Если бы Месонье писал акварелью, он взялся бы за это именно как Зичи. Я видел его ландскнехта[67], крутящего после выпивки длинный серый ус, сидя за столом, на который возле бутылки с пивом и кубка он положил свою каску. Эта сцена была бы хороша на табакерке, одной из тех, что носил при себе Фридрих Великий [68]. Но не верьте, что миниатюра отделана и терпеливо пройдена пунктиром. С редкой легкостью и четкостью все подчеркнуто неровным штрихом. Рука, теребящая ус, — шедевр: фаланги пальцев, косточки, ногти, вены вплоть до шероховатой и загорелой кожи солдата — вы здесь находите все. Кираса отливает металлическим блеском, а на буйволовой коже, истертой от долгого употребления, трение металла оставило свой голубоватый след. В глазах пьяницы, едва ли с булавочную головку, есть точка света, свободно видны зрачок, радужная оболочка зрачка. Ни одна деталь этой зажженной солнцем и вином пьяной физиономии не опущена, не забыта. Его микроскопическая мимика имеет рельеф и силу живописи маслом в натуральную величину, и, рассматривая его несколько минут, вы уже наизусть знаете его характер. Это грубый и добрый малый с хитринкой, большой пьяница и большой мародер. Он, безусловно, убил нескольких врагов, но что за Ахиллес[69] в курятнике и сколько же раз его рапира превращалась в вертел!

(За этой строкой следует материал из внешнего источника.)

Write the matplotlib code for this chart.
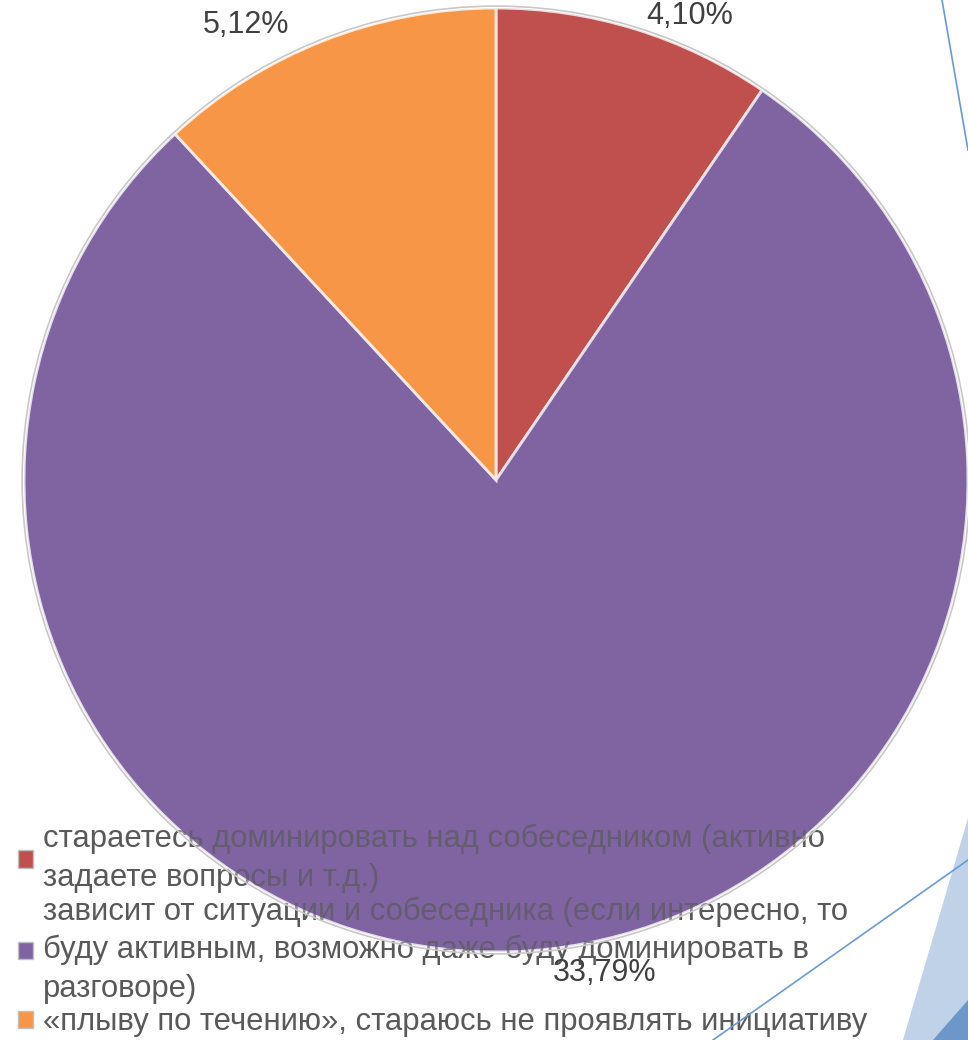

Никто так не далек от Месонье, как Эжен Лами. Зичи, однако, равным образом превосходно напоминает их обоих, и, что странно, он никогда не видел картин этих столь различных художников. Гибкость таланта и условности сюжета — уже это позволяет ему находить различные манеры исполнения. Эскизы акварелей, представляющие сцены коронации, являются чудесами ума, изящества и аристократической элегантности, так блестяще, богато, с такой помпой он подает свои шествия, свиты, церемонии и парадные представления. Кисть художника искрится, когда она изображает блистательную и радостную сутолоку праздников; она приобретает стиль, когда нужно рисовать внутренние помещения византийских церквей с золотой мозаикой, с бархатными драпировками, на которых иконами выглядят головы августейших и религиозных лиц.

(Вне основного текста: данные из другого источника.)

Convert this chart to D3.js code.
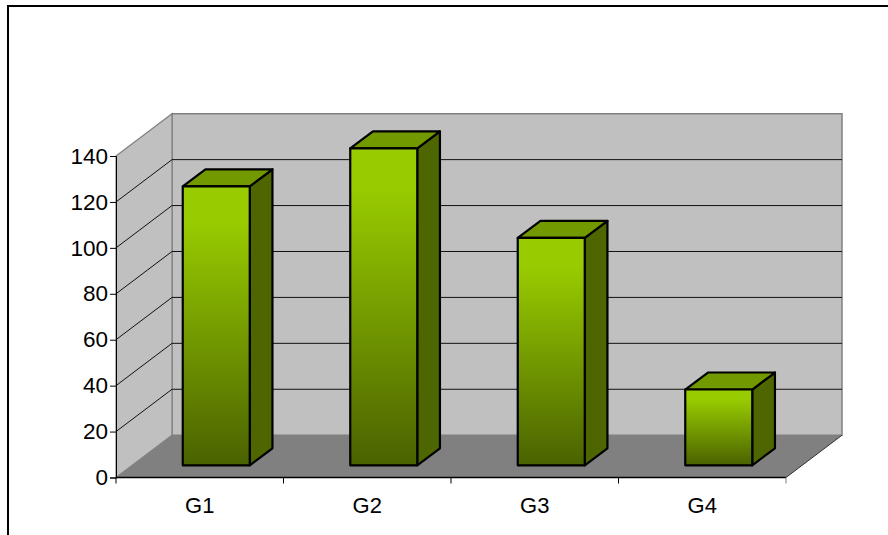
<!DOCTYPE html>
<html>
<head>
<meta charset="utf-8">
<script src="https://cdnjs.cloudflare.com/ajax/libs/d3/7.8.5/d3.min.js"></script>
<style>
html,body{margin:0;padding:0;background:#fff;overflow:hidden}
svg{display:block}
text{font-family:"Liberation Sans",Arial,sans-serif;fill:#000}
</style>
</head>
<body>
<script>
const categories = ["G1","G2","G3","G4"];
const seriesValues = [121.5,138,99,33];
const yTickValues = [0,20,40,60,80,100,120,140];

const W=888,H=535;
const x0=116,x1=786,yBase=477.5,yTop=156;
const dx=56,dy=42.3;          // chart depth
const bdx=22.7,bdy=17;        // bar depth
const offX=16.5,offY=12.2;    // bar offset into the floor

const x=d3.scaleBand().domain(categories).range([x0,x1]).paddingInner(0).paddingOuter(0);
const y=d3.scaleLinear().domain([0,140]).range([yBase,yTop]);
const barW=x.bandwidth()/2.5;

const svg=d3.select("body").append("svg").attr("width",W).attr("height",H);
const defs=svg.append("defs");
const grad=defs.append("linearGradient").attr("id","barGrad")
  .attr("x1",0).attr("y1",0).attr("x2",0).attr("y2",1);
grad.append("stop").attr("offset","0%").attr("stop-color","#99CC00");
grad.append("stop").attr("offset","12%").attr("stop-color","#99CC00");
grad.append("stop").attr("offset","100%").attr("stop-color","#4A6200");

// frame
svg.append("path").attr("d",`M8,${H}V6H${W}`).attr("fill","none").attr("stroke","#000").attr("stroke-width",2);

const line=d3.line();
const poly=p=>line(p)+"Z";

// walls
svg.append("path").attr("d",poly([[x0+dx,yTop-dy],[x1+dx,yTop-dy],[x1+dx,yBase-dy],[x0+dx,yBase-dy]]))
  .attr("fill","#C0C0C0").attr("stroke","#808080").attr("stroke-width",1.5);
svg.append("path").attr("d",poly([[x0,yTop],[x0+dx,yTop-dy],[x0+dx,yBase-dy],[x0,yBase]]))
  .attr("fill","#C0C0C0").attr("stroke","#808080").attr("stroke-width",1.2);
svg.append("path").attr("d",poly([[x0,yBase],[x0+dx,yBase-dy],[x1+dx,yBase-dy],[x1,yBase]]))
  .attr("fill","#808080");

// grid
const inner=yTickValues.filter(v=>v>0&&v<140);
svg.append("g").selectAll("path").data(inner).join("path")
  .attr("d",v=>line([[x0,y(v)],[x0+dx,y(v)-dy],[x1+dx,y(v)-dy]]))
  .attr("fill","none").attr("stroke","#111").attr("stroke-width",1);
svg.append("path").attr("d",line([[x1,yBase],[x1+dx,yBase-dy]]))
  .attr("fill","none").attr("stroke","#333").attr("stroke-width",1);

// axes
const yAxis=d3.axisLeft(y).tickValues(yTickValues).tickSize(6).tickPadding(2);
const gy=svg.append("g").attr("transform",`translate(${x0},0)`).call(yAxis);
gy.select(".domain").attr("stroke","#000").attr("stroke-width",1);
gy.selectAll("text").attr("font-size",22.5);
gy.selectAll("line").attr("stroke","#000");

const gx=svg.append("g").attr("transform",`translate(0,${yBase})`)
  .call(d3.axisBottom(x).tickSize(0).tickPadding(20));
gx.select(".domain").attr("stroke","#000").attr("stroke-width",1.5).attr("d",`M${x0},0H${x1}`);
gx.selectAll("text").attr("font-size",22);
gx.selectAll(".sep").data(d3.range(categories.length+1)).join("line").attr("class","sep")
  .attr("x1",i=>x0+i*x.step()).attr("x2",i=>x0+i*x.step()).attr("y1",0).attr("y2",6)
  .attr("stroke",(i)=>i===categories.length?"#808080":"#000");

// bars
const bars=svg.append("g").selectAll("g").data(categories.map((c,i)=>({c,v:seriesValues[i]}))).join("g");
const bx=d=>x(d.c)+(x.bandwidth()-barW)/2+offX;
const byTop=d=>y(d.v)-offY, byBot=()=>y(0)-offY;
const st=g=>g.attr("stroke","#000").attr("stroke-width",2.2).attr("stroke-linejoin","round");
bars.append("path").call(st).attr("fill","#4D6600")
  .attr("d",d=>poly([[bx(d)+barW,byTop(d)],[bx(d)+barW+bdx,byTop(d)-bdy],[bx(d)+barW+bdx,byBot()-bdy],[bx(d)+barW,byBot()]]));
bars.append("path").call(st).attr("fill","#739900")
  .attr("d",d=>poly([[bx(d),byTop(d)],[bx(d)+bdx,byTop(d)-bdy],[bx(d)+barW+bdx,byTop(d)-bdy],[bx(d)+barW,byTop(d)]]));
bars.append("rect").call(st).attr("fill","url(#barGrad)")
  .attr("x",bx).attr("y",byTop).attr("width",barW).attr("height",d=>byBot()-byTop(d));
</script>
</body>
</html>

Рисунок официального представления в московском театре — одна из исключительно ловко использованных, невозможных для изображения ситуаций, которую только можно увидеть. Перспектива открывается с балкона: тянутся этажами изогнутые линии ярусов, сидят женщины, словно звездами усыпанные бриллиантами, высокопоставленные лица, увешанные орденами и крестами. Белые и желтые точки гуаши усеивают плоские тона акварели и создают видимость ослепительного сверкания золота и драгоценных камней. Вы узнаете знакомые всем некоторые черты известных исторических и официальных лиц, и все эти красоты и великолепие плавают в позолоченной, бриллиантовой, раскаленной атмосфере яркого освещения, так трудно воспроизводимого средствами живописи.

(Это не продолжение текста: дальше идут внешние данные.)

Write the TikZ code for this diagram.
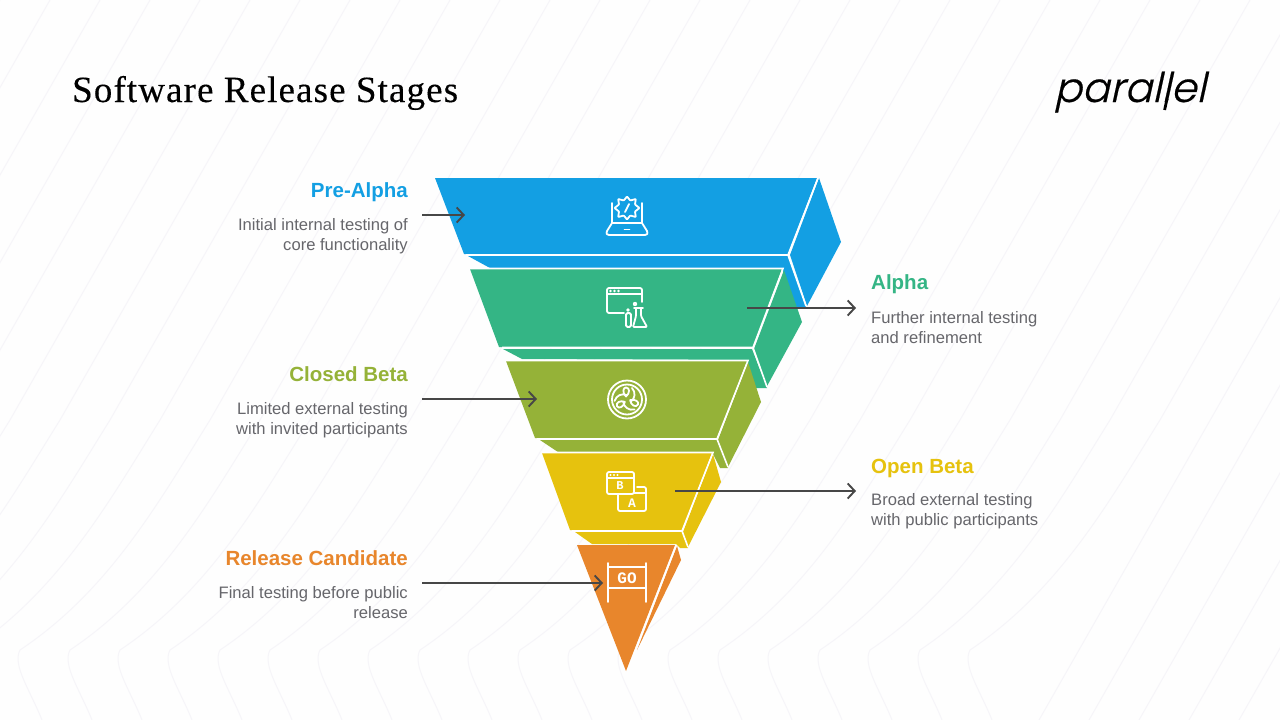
\documentclass[tikz,border=0pt]{standalone}
\usepackage{fontspec}
\setmainfont{Liberation Sans}
\newfontfamily\titlefont{Liberation Serif}[LetterSpace=3,FakeBold=0.25]
\newfontfamily\headfont{Liberation Sans Bold}
\newfontfamily\labelfont{Liberation Sans}
\newfontfamily\logofont{Poppins Light}[FakeSlant=0.22,FakeBold=0.5]
\newfontfamily\icofont{Liberation Mono Bold}
\usetikzlibrary{arrows.meta}
\definecolor{cblue}{HTML}{139FE3}
\definecolor{cgreen}{HTML}{34B585}
\definecolor{colive}{HTML}{95B238}
\definecolor{cyellow}{HTML}{E6C20E}
\definecolor{corange}{HTML}{E8862C}
\definecolor{tgrey}{HTML}{66666B}
\definecolor{bgline}{HTML}{F6F5F9}
\tikzset{
  x=1pt,y=-1pt,
  edge/.style={white,line width=1.6pt},
  ico/.style={draw=white,line width=1.8pt,line cap=round,line join=round,fill=none},
  conn/.style={draw=black!72,line width=1.8pt,-{Straight Barb[length=7pt,width=15pt,line width=1.9pt]}},
  head/.style={anchor=base east,inner sep=0pt,font=\headfont\fontsize{20.5}{23}\selectfont},
  body/.style={anchor=east,align=right,text=tgrey,font=\labelfont\fontsize{16.6}{20}\selectfont,inner sep=0pt},
}
\begin{document}
\begin{tikzpicture}
\useasboundingbox (0,0) rectangle (1280,720);
\fill[white!99.6!black] (0,0) rectangle (1280,720);
% background hatch
\begin{scope}
\clip (0,0) rectangle (1280,720);
\foreach \a in {-100,-50,...,1950}{
  \pgfmathsetmacro{\k}{\a-430}
  \pgfmathsetmacro{\tx}{\a-240}
  \ifdim\k pt<1000pt
    \draw[bgline,line width=1pt] (\a,0) -- (\tx,420) .. controls (\tx-50,500) and (\k+90,590) .. (\k,650) .. controls (\k-8,665) and (\k+10,690) .. (\k+22,720);
  \else
    \draw[bgline,line width=1pt] (\a,0) -- ++(-411,720);
  \fi
}
\end{scope}

% blue
\fill[cblue] (468,256) -- (788,256) -- (806,307) -- (795,307) -- (782,268) -- (490,268) -- cycle;
\fill[cblue] (819,178) -- (841,242) -- (807,306) -- (790,255) -- cycle;
\path[fill=cblue] (435,178) -- (817,178) -- (788,254) -- (464,254) -- cycle;
\draw[edge] (818,178) -- (788,255) -- (466,255) (788,255) -- (806,306);

% green
\fill[cgreen] (503,349) -- (752,349) -- (767,388) -- (756,388) -- (745,360) -- (522,359) -- cycle;
\fill[cgreen] (784,270) -- (802,322) -- (766,388) -- (754,349) -- cycle;
\path[fill=cgreen] (470,269) -- (782,269) -- (753,347) -- (499,347) -- cycle;
\draw[edge] (470,268.5) -- (783,268.5) -- (753,347.5) -- (502,347.5) (753,347.5) -- (767,387);

% olive
\fill[colive] (540,440) -- (717,440) -- (728,468) -- (720,468) -- (712,452) -- (558,452) -- cycle;
\fill[colive] (748,362) -- (761,402) -- (728,467) -- (718,440) -- cycle;
\path[fill=colive] (506,361) -- (747,361) -- (717,438) -- (535,438) -- cycle;
\draw[edge] (506,360.5) -- (748,360.5) -- (717,439) -- (537,439) (717,439) -- (728,467);

% yellow
\fill[cyellow] (575,532) -- (682,532) -- (688,548) -- (680,548) -- (676,544) -- (592,544) -- cycle;
\fill[cyellow] (713,454) -- (721,482) -- (688,547) -- (683,532) -- cycle;
\path[fill=cyellow] (542,453) -- (712,453) -- (682,530) -- (570,530) -- cycle;
\draw[edge] (542,452.5) -- (713,452.5) -- (682,531) -- (572,531) (682,531) -- (688,547);

% orange
\fill[corange] (677,546) -- (681,560) -- (637,650) -- cycle;
\path[fill=corange] (577,545) -- (675,545) -- (626,671) -- cycle;
\draw[white,line width=1.4pt] (676,546) -- (634,654);

% icon 1: laptop and gear
\begin{scope}[shift={(627,216)}]
\draw[ico] (-15,-13) -- (-15,7) -- (15,7) -- (15,-13);
\draw[ico] (-15,7) -- (-20,15) .. controls (-21,18) and (-20,19) .. (-18,19) -- (18,19) .. controls (20,19) and (21,18) .. (20,15) -- (15,7);
\draw[ico] (-2.5,13.5) -- (2.5,13.5);
\draw[ico,fill=cblue,rounded corners=0.6pt] (0,-19.5) -- (3.2,-15.5) -- (8.8,-17) -- (8,-11.5) -- (12.5,-8) -- (8,-4.5) -- (8.8,1) -- (3.2,-0.5) -- (0,3.5) -- (-3.2,-0.5) -- (-8.8,1) -- (-8,-4.5) -- (-12.5,-8) -- (-8,-11.5) -- (-8.8,-17) -- (-3.2,-15.5) -- cycle;
\draw[ico] (2,-12) -- (-2,-4);
\end{scope}

% icon 2: window and flask
\begin{scope}[shift={(627,308)}]
\draw[ico,rounded corners=2pt] (-3,5) -- (-20,5) -- (-20,-20) -- (15,-20) -- (15,-6);
\draw[ico] (-20,-14) -- (15,-14);
\foreach \px in {-16.5,-12.5,-8.5}{\fill[white] (\px,-17) circle (1.3pt);}
\draw[ico,rounded corners=1.5pt] (-1,5) rectangle (4,19);
\draw[ico] (7,0) -- (16,0);
\draw[ico,rounded corners=1pt] (9,0) -- (9,8) -- (6,19) -- (20,19) -- (14,8) -- (14,0);
\fill[white] (8,-4) circle (2.2pt);
\fill[white] (1,2) circle (1.8pt);
\end{scope}

% icon 3: circular symbol
\begin{scope}[shift={(627,399.5)}]
\draw[ico] (0,0) circle (19);
\draw[ico] (0,0) circle (15);
\foreach \r in {0,120,240}{
  \begin{scope}[rotate=\r]
  \draw[ico] (-1,-3) .. controls (-5,-7) and (-4,-12) .. (-1,-12) .. controls (3,-12) and (3,-6) .. (-1,-3) -- cycle;
  \draw[ico] (5,-11.5) .. controls (9,-7) and (8,-1) .. (4,2);
  \end{scope}
}
\end{scope}

% icon 4: A/B windows
\begin{scope}[shift={(627,491)}]
\draw[ico,rounded corners=2pt] (-20,-19) rectangle (7,3);
\draw[ico] (-20,-13) -- (7,-13);
\foreach \px in {-16.5,-13,-9.5}{\fill[white] (\px,-16) circle (1.1pt);}
\draw[ico,rounded corners=2pt] (-9,3.5) -- (-9,20) -- (19,20) -- (19,-4) -- (10,-4);
\draw[ico] (7,2) -- (19,2);
\node[inner sep=0pt,text=white,font=\icofont\fontsize{12}{12}\selectfont] (icb) at (-7,-5) {B};
\node[inner sep=0pt,text=white,font=\icofont\fontsize{13}{13}\selectfont] (ica) at (5,12) {A};
\end{scope}

% icon 5: GO sign
\begin{scope}[shift={(627,583)}]
\draw[ico] (-19,-20) -- (-19,19) (19,-20) -- (19,19) (-19,-16) -- (19,-16) (-19,5) -- (19,5);
\node[inner sep=0pt,text=white,font=\icofont\fontsize{16}{16}\selectfont] (icgo) at (0,-5) {GO};
\end{scope}

% title and logo
\node[anchor=base west,inner sep=0pt] (title) at (72,102) {\titlefont\fontsize{37}{40}\selectfont Software Release Stages};
\node[anchor=base,inner sep=0pt] (logo) at (1130,102) {\logofont\fontsize{41}{44}\selectfont parallel};
\coordinate (lgA) at (1167,99);
\coordinate (lgB) at (1164.6,110);
\draw[black,line width=2.8pt] (lgA) -- (lgB);

% labels
\node[head,text=cblue] (h1) at (408,197) {Pre-Alpha};
\node[body] (b1) at (408,236) {Initial internal testing of\\core functionality};
\node[head,text=cgreen,anchor=base west] (h2) at (871,289) {Alpha};
\node[body,anchor=west,align=left] (b2) at (871,327.5) {Further internal testing\\and refinement};
\node[head,text=colive] (h3) at (408,381) {Closed Beta};
\node[body] (b3) at (408,420) {Limited external testing\\with invited participants};
\node[head,text=cyellow,anchor=base west] (h4) at (871,473) {Open Beta};
\node[body,anchor=west,align=left] (b4) at (871,511.5) {Broad external testing\\with public participants};
\node[head,text=corange] (h5) at (408,565) {Release Candidate};
\node[body] (b5) at (408,603) {Final testing before public\\release};

% connectors
\coordinate (a1s) at (422,215); \coordinate (a1e) at (465,215);
\coordinate (a2s) at (747,308); \coordinate (a2e) at (856,308);
\coordinate (a3s) at (422,399); \coordinate (a3e) at (537,399);
\coordinate (a4s) at (675,491); \coordinate (a4e) at (856,491);
\coordinate (a5s) at (422,583); \coordinate (a5e) at (603,583);
\draw[conn] (a1s) -- (a1e);
\draw[conn] (a2s) -- (a2e);
\draw[conn] (a3s) -- (a3e);
\draw[conn] (a4s) -- (a4e);
\draw[conn] (a5s) -- (a5e);
\end{tikzpicture}
\end{document}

Теперь, чтобы пополнить рассказ о Зичи, я покажу вам его соперником Гранта, Ландзера, Жадэна, Альфреда де Дрё и других мастеров охотничьих сцен. Наш художник выполнил изысканнейшего вкуса обрамление в виньетках для преподнесенной русскому императору великолепной книги об охоте. На каждой странице текст, заключенный в фигурную рамку, расположен так, что остаются широкие поля. На каждом из этих полей, самым искусным образом преодолевая трудность, которую представляла собою рамка, художник нарисовал различные охоты: на медведя, на рысь, лося, волка, зайца, тетерева, рябчика, дрозда, бекасов, да еще все со специальными охотничьими костюмами и пейзажами, которые им соответствуют. То это снег, то туман, восход или сумерки, густой лес или кустарник в зависимости от нрава и привычек зверей. Хищные звери, всякого рода дичь, чистокровные лошади, породистые собаки, ружья, ножи, пороховницы, рогатины, сети и все охотничьи приспособления изображены тонко, верно, поразительно точно, в легком тоне, который не перебивает светлую гамму орнамента и гармонирует с серебристыми, рыжими и голубоватыми тонами пейзажа. Каждая охота ведется знатным вельможей, головы их величиной с ноготь, однако являют собою прекрасные портреты в миниатюре. Альбом заканчивается превосходной шуткой. Среди всех Немродов[70], великих охотников господа бога, должен был найти себе где-то место и граф А[71], который, однако, никогда не охотился. Зичи изобразил его спускающимся по ступенькам дворцовой лестницы и идущим навстречу возвращающемуся с охоты императору. Таким образом, он фигурирует в охотничьем альбоме, что все-таки не грешит против действительности.
Я останавливаюсь, ибо нужно же когда-то это сделать. Но я не все сказал. Одна только охотничья книга, которая содержит пятнадцать — двадцать страниц, требует целой статьи, а я заметил, что обошел молчанием изображение колдуний у костра Омфалы[72] со шкурой льва на голове и в позе Фарнезе[73] геркулесовского сложения — прелестный символ грации, смеющейся над силой. Но Зичи, как Гюстав Доре, — это чудесный гений, используя латинское выражение — «portentum» [74], это кратер, постоянно извергающий талант. Моя статья далеко не полна, но я все же написал достаточно, чтобы можно было понять, что Зичи — это одна из самых удивительных личностей, которые я встречал после 1830 года, этого климактерического периода искусства.